9. The optimization method for a brightness compensation data volume according to claim 8, wherein the specific operation mode is a gamma 2.2 curve.

10. An optimization device for a brightness compensation data volume, comprising:

a to-be-compensated panel, comprising a brightness compensation data memory, storing a plurality of brightness compensation data;

a data processor, externally connected to the to-be-compensated panel and configured to read the pieces of brightness compensation data; and

an external memory, storing a piece of determination information, provided to the data processor for determining the pieces of brightness compensation data to be a plurality of pieces of to-be-compensated data and a plurality of pieces of not-to-be-compensated data, wherein

the brightness compensation data memory may read and store the pieces of to-be-compensated data in the external memory.

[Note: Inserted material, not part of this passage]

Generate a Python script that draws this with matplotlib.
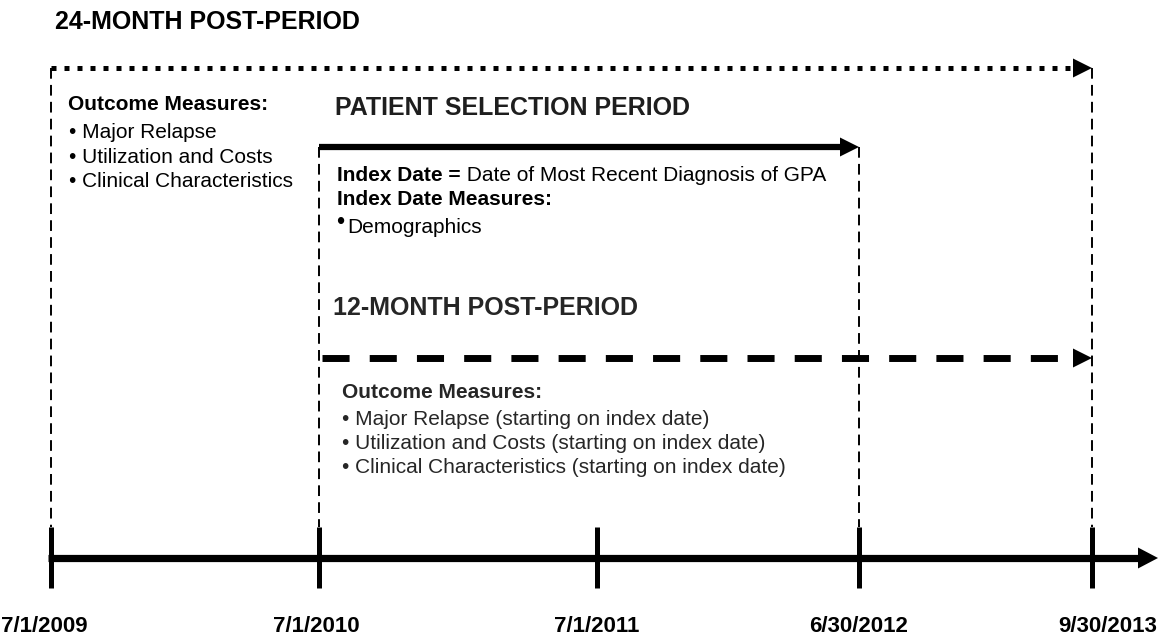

11. The optimization device for a brightness compensation data volume according to claim 10, wherein the data processor is a timing controller.

12. The optimization device for a brightness compensation data volume according to claim 10, wherein the brightness compensation data memory compares brightness of a reference point of the to-be-compensated panel with brightness of a plurality of to-be-compensated positions, and calculates, according to a specific operation mode, a plurality of pieces of brightness compensation data corresponding to the plurality of to-be-compensated positions.

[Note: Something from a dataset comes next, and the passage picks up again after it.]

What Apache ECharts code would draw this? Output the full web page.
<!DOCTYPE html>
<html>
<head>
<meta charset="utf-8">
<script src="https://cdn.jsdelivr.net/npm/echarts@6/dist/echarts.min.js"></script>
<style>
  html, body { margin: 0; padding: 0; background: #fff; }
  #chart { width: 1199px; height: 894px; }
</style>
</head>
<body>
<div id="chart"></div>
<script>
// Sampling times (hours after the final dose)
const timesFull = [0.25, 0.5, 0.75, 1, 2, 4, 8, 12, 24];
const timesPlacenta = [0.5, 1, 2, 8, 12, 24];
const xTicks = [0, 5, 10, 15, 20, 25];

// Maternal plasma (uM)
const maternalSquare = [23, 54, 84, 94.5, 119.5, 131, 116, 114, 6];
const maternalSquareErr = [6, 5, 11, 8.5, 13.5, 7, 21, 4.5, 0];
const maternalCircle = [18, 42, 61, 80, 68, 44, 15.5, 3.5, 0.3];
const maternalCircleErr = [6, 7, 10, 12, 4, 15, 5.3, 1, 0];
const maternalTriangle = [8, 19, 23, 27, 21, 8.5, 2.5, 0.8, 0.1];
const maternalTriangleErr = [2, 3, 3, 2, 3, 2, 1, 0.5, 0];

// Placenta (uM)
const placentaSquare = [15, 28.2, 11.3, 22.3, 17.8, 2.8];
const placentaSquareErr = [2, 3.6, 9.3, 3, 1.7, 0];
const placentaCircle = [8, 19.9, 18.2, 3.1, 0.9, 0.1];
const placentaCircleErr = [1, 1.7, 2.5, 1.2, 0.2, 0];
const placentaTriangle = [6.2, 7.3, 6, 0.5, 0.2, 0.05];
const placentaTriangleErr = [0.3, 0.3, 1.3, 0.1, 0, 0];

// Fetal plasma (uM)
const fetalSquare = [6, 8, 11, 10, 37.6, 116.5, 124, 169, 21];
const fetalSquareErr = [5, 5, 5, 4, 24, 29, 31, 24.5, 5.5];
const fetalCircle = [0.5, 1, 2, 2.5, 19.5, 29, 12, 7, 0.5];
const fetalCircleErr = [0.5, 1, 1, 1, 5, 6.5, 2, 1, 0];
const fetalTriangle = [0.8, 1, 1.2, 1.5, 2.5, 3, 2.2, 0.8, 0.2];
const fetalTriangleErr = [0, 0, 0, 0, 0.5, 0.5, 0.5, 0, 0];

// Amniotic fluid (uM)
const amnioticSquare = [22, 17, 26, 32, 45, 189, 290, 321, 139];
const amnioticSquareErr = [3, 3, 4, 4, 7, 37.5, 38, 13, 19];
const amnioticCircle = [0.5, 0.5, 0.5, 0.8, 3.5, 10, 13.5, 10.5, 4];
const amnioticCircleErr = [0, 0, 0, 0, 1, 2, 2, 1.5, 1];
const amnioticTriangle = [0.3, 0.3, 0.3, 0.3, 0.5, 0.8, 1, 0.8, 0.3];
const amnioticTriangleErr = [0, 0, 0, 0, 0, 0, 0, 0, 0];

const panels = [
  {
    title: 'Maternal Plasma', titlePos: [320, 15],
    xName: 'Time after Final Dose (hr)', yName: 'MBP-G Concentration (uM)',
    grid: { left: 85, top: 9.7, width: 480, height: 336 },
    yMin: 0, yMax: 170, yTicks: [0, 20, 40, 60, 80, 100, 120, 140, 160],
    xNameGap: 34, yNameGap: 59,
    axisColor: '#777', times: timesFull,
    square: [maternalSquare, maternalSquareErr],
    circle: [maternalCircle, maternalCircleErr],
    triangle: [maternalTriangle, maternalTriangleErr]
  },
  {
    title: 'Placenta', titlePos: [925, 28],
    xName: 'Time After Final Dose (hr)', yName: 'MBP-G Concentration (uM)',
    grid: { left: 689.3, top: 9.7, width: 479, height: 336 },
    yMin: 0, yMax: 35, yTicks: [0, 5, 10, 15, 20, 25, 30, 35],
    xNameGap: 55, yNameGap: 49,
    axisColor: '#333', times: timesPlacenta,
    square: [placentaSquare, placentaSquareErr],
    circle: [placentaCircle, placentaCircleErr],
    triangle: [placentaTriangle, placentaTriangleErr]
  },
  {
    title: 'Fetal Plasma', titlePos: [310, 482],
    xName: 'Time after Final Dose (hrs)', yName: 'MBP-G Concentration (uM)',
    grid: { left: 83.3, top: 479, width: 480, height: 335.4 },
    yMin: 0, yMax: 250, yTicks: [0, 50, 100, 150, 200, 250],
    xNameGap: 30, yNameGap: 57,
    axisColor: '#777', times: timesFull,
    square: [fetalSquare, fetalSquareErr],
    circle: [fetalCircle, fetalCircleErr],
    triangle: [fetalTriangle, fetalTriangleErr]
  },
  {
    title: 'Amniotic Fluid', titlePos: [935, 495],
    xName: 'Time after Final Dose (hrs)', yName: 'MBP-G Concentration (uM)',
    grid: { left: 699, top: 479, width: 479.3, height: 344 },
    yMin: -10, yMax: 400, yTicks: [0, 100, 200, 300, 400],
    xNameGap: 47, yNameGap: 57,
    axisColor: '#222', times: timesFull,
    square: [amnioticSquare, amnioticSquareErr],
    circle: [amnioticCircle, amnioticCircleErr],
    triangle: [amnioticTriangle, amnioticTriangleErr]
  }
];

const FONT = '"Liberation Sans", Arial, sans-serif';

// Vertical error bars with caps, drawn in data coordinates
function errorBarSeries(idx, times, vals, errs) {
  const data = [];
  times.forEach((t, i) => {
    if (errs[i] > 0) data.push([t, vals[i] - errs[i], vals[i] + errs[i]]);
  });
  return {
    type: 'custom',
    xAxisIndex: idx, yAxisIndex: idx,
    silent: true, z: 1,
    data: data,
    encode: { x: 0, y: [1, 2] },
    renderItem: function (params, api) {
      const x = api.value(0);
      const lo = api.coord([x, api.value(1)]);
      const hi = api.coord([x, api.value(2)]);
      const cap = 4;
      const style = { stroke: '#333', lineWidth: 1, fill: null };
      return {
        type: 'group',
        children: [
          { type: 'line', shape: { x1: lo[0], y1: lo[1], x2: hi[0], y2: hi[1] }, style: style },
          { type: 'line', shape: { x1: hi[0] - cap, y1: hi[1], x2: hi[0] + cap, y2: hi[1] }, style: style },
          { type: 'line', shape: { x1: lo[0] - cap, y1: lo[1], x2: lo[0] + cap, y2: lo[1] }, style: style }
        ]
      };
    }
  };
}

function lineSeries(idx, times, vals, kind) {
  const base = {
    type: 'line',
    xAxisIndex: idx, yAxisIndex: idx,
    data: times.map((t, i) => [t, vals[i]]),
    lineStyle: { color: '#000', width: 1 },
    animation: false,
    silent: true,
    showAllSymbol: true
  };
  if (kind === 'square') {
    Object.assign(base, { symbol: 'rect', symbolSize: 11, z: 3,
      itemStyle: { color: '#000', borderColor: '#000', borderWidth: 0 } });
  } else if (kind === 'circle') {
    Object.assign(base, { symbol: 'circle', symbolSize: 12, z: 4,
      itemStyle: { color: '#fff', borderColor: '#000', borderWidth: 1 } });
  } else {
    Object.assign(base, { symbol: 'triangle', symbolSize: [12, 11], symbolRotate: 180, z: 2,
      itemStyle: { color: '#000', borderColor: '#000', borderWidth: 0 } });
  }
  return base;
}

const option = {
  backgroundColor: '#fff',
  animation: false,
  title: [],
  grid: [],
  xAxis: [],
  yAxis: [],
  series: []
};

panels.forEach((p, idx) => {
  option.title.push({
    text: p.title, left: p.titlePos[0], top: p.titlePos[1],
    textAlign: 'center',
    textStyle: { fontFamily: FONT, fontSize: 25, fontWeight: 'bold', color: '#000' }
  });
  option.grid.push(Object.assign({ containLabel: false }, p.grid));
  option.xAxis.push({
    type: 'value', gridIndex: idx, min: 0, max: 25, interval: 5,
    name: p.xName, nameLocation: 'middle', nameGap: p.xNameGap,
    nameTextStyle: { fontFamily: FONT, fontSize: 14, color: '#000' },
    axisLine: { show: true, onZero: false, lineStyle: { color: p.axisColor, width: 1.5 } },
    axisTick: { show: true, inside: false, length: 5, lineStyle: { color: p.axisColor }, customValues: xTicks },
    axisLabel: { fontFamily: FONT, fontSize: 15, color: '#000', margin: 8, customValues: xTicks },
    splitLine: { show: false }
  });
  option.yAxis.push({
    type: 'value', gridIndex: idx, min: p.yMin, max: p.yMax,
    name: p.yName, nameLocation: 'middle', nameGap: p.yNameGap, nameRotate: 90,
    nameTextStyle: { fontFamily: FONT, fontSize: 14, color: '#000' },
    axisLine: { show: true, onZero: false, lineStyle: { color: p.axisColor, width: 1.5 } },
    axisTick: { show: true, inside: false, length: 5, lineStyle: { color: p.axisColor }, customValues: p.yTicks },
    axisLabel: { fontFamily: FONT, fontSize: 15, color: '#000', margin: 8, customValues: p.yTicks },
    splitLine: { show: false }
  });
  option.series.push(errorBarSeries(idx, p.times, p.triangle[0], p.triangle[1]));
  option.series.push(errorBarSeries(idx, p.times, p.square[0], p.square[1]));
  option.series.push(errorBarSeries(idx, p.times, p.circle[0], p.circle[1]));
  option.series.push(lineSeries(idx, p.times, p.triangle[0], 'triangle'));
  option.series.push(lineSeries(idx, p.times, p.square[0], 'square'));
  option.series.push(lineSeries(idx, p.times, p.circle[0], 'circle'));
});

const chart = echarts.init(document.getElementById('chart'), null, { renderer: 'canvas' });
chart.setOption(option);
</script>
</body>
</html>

13. The optimization device for a brightness compensation data volume according to claim 12, wherein the specific operation mode is a gamma 2.2 curve.

14. The optimization device for a brightness compensation data volume according to claim 10, wherein the to-be-compensated data is determined to be 1 according to the determination information.

15. The optimization device for a brightness compensation data volume according to claim 10, wherein the not-to-be-compensated data is determined to be 0 according to the determination information.

16. The optimization device for a brightness compensation data volume according to claim 14, wherein the brightness compensation data memory reads and stores pieces of data determined to be 1 in the external memory.